There’s no end in sight to these increasing demands, with time pressures often tight, whether requests come from tax auditors or a CFO who must present information about the company’s tax risk profile to its board of directors. These challenges come from many directions. After all, other high-pressured requests may come from finance staffers who are working under shorter windows for closing the books, or a business unit manager who is under the gun to make an acquisition recommendation.
It’s no wonder that, in companies that have failed to upgrade their tax technologies, tax professionals complain about being frazzled, overworked, and even demoralized. There’s little tolerance for error, but ramped-up time pressures make mistakes almost inevitable. Demands continue to mount, since budget limitations prevent most companies from adding to their tax teams. At the same time, conditions get tougher, as turnover within the tax team necessitates a continual cycle of hiring, training, and frequently replacing staffers with newcomers who may lack the skills or experience level to perform well from Day One – or 101.

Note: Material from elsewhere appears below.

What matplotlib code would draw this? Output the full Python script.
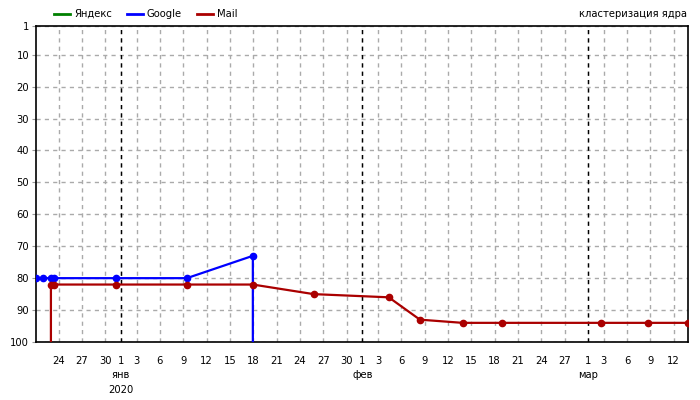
import numpy as np
import pandas as pd
import matplotlib
matplotlib.use("Agg")
import matplotlib.pyplot as plt
import matplotlib.dates as mdates

# data: position of each site in search results (1 = top, >100 = not found)
google_dates = ["2019-12-21 02:00", "2019-12-22 00:00", "2019-12-23 00:00", "2019-12-23 10:30",
                "2019-12-31 09:30", "2020-01-09 11:00", "2020-01-17 22:30", "2020-01-17 22:30"]
google_pos = [80, 80, 80, 80, 80, 80, 73, 105]

mail_dates = ["2019-12-23 00:00", "2019-12-23 00:00", "2019-12-23 10:30", "2019-12-31 09:30",
              "2020-01-09 11:00", "2020-01-17 22:30", "2020-01-25 18:00", "2020-02-04 09:30",
              "2020-02-08 09:30", "2020-02-13 21:00", "2020-02-18 21:30", "2020-03-02 17:00",
              "2020-03-08 18:00", "2020-03-13 20:00"]
mail_pos = [105, 82, 82, 82, 82, 82, 85, 86, 93, 94, 94, 94, 94, 94]

yandex_dates = []
yandex_pos = []

y_ticks = [1, 10, 20, 30, 40, 50, 60, 70, 80, 90, 100]
month_names = {1: "янв", 2: "фев", 3: "мар"}
title = "кластеризация ядра"

C_YANDEX = "#008000"
C_GOOGLE = "#0000ff"
C_MAIL = "#aa0000"
FS = 7.2

g_x = pd.to_datetime(google_dates)
m_x = pd.to_datetime(mail_dates)

fig = plt.figure(figsize=(7, 4), dpi=100, facecolor="white")
ax = fig.add_axes([36 / 700, 58 / 400, 652 / 700, 316 / 400])

ax.plot(pd.to_datetime(yandex_dates), yandex_pos, color=C_YANDEX, lw=1.6,
        marker="o", ms=4.5, label="Яндекс", zorder=3)
ax.plot(g_x, google_pos, color=C_GOOGLE, lw=1.6, marker="o", ms=4.5,
        label="Google", zorder=4)
ax.plot(m_x, mail_pos, color=C_MAIL, lw=1.6, marker="o", ms=4.5,
        label="Mail", zorder=5)

x0 = min(g_x.min(), m_x.min())
x1 = max(g_x.max(), m_x.max())
ax.set_xlim(x0, x1)
ax.set_ylim(100, 1)
ax.set_yticks(y_ticks)

# day ticks
ax.xaxis.set_major_locator(mdates.DayLocator(bymonthday=[1] + list(range(3, 31, 3))))
ax.xaxis.set_major_formatter(mdates.DateFormatter("%-d"))
ax.tick_params(axis="both", labelsize=FS, length=3, color="#999999", pad=2)
ax.tick_params(axis="x", length=0, pad=10)

ax.grid(True, color="#aaaaaa", linestyle=(0, (3, 3)), linewidth=1.0, zorder=0)

# month boundaries: black dashed lines and month labels
for d in pd.date_range(x0.normalize(), x1, freq="MS"):
    ax.axvline(d, color="black", linestyle=(0, (3, 3)), linewidth=1.0, zorder=2)
    ax.annotate(month_names[d.month], xy=(d, 0), xycoords=("data", "axes fraction"),
                xytext=(0, -33), textcoords="offset pixels",
                ha="center", va="center", fontsize=FS)
    if d.month == 1:
        ax.annotate(str(d.year), xy=(d, 0), xycoords=("data", "axes fraction"),
                    xytext=(0, -48), textcoords="offset pixels",
                    ha="center", va="center", fontsize=FS)

for s in ax.spines.values():
    s.set_color("black")
    s.set_linewidth(1.2)

fig.legend(loc="upper left", bbox_to_anchor=(45 / 700, 1.0), ncol=3, frameon=False,
           fontsize=FS, handlelength=1.6, handletextpad=0.4, columnspacing=1.5)
for h in fig.legends[0].get_lines():
    h.set_marker("")
    h.set_linewidth(2)

fig.text(687 / 700, 1 - 14 / 400, title, ha="right", va="center", fontsize=FS)

fig.savefig("out.png", dpi=100)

Technology can break this vicious cycle, but without it, conditions for the tax team often continue to worsen. After all, without automation, it’s very difficult for tax professionals to keep up with today’s “speed of business.” People may try hard, but if and when they fail, they risk jeopardizing the confidence that executives and colleagues place in the tax team.
The corporation’s confidence will be well earned, however, by a top-quality tax management system that is built upon the right people, the right technology, and best practices that will support them. In an increasingly complex business world, the most successful companies will undoubtedly be the ones that recognize this reality and act accordingly – as opposed to those that struggle to keep pace with financial regulatory and legislative change, as well as other corporations’ technological advances.